Pakistan, South Asia
Al Qaida’s continued calls for the overthrow of President Musharraf remained a threat to Pakistan, despite the government's efforts to eliminate Al Qaeda elements. Pakistan continued to pursue Al Qaeda and its allies aggressively through nationwide police action and military operations in the FATA. Despite having approximately 80,000 troops in the FATA, including Army and Frontier Corps (FC) units, the government of Pakistan has been unable to exert control over the area.
Pakistan Army and FC units have targeted and raided Al Qaeda and other militant safe havens in the FATA. In November 2006, a suicide bomber killed 43 Army recruits and injured more than 40 others at a Pakistani military training facility in Dargai, NWFP, in retaliation for raids on Al Qaeda installations. Operations throughout 2006 against both Al Qaeda and Taliban command and control capabilities helped disrupt support for the anti-coalition insurgency in Afghanistan and anti-militant activity in Pakistan.
Pakistani security services cooperated with the United States and other nations to attack terrorism both within Pakistan and abroad. Hundreds of suspected Al Qaeda operatives have been killed or captured by Pakistani authorities since September 2001. Close cooperation between Pakistani, British and American law enforcement agencies exposed the August London-Heathrow bomb plot, leading to the arrest in Pakistan of Rashid Rauf and other alleged conspirators connected to the case. Pakistani authorities arrested two suspects in the March 2006 bombing of the U.S. Consulate in Karachi, which killed American diplomat David Foy and two others and injured more than 50 bystanders.
Adoption of anti-money laundering legislation consistent with international standards would significantly broaden Pakistan’s ability to cooperate internationally on counterterrorism finance issues.
Challenges for Christians:
In September 2007, A Pakistani official in a northern district warned female Christian teachers and students to don Islamic garb, citing threats from Taliban extremists active in the area. Christians in the Afghan-border region 120 miles north of Peshawar say that extremists from the Taliban movement, which ruled most of Afghanistan from 1995 to 2001, have targeted them in recent months. Extremists in Swat have conducted a campaign of Islamization in the district against all things deemed un-Islamic since early July, when a government crackdown on militants at the Lal Masjidmosque in Islamabad triggered violent reactions nationwide.

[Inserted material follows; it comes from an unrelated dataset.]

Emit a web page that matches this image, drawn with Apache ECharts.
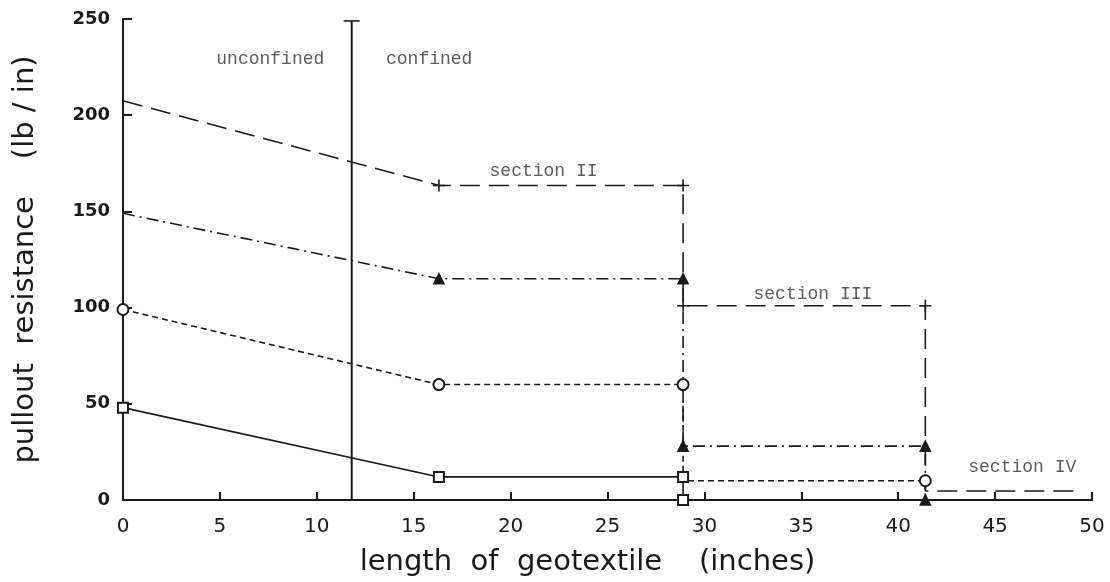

The order to cover up under the full-body robe that leaves only the hands and eyes visible may affect Christians at the Catholic-run Public High School in Sangota. The all-girls school had already closed down for a week in September 2007 after being threatened with suicide attacks for supposedly converting students to Christianity.
The all-girls school re-opened its doors on September 17 after a threat letter from Muslim extremists forced it to shut down for a week. Only half of the students returned when the high school reopened its doors on September 17 with assurances of increased security from local officials.
Elsewhere, Christians living in Swat, numbering about 1,000, say they have come under increasing pressure for their faith in recent months. Police increased security around churches and Christian neighborhoods, but the threats were never carried out.
More than 50 Christians fled the town of Charsadda in May after a local Christian politician received a letter telling the Christian community to convert to Islam within 10 days. The threat was repeated, chalked on the wall of a building opposite the church, 10 days later.
Two young men from a local Islamic school eventually confessed to having written the threats as a joke. In an unrelated incident, a Catholic elementary school in Bannu, west of Peshawar, was bombed on September 15. The blast destroyed the chapel windows and furniture, leaving a hole in the side of a classroom wall.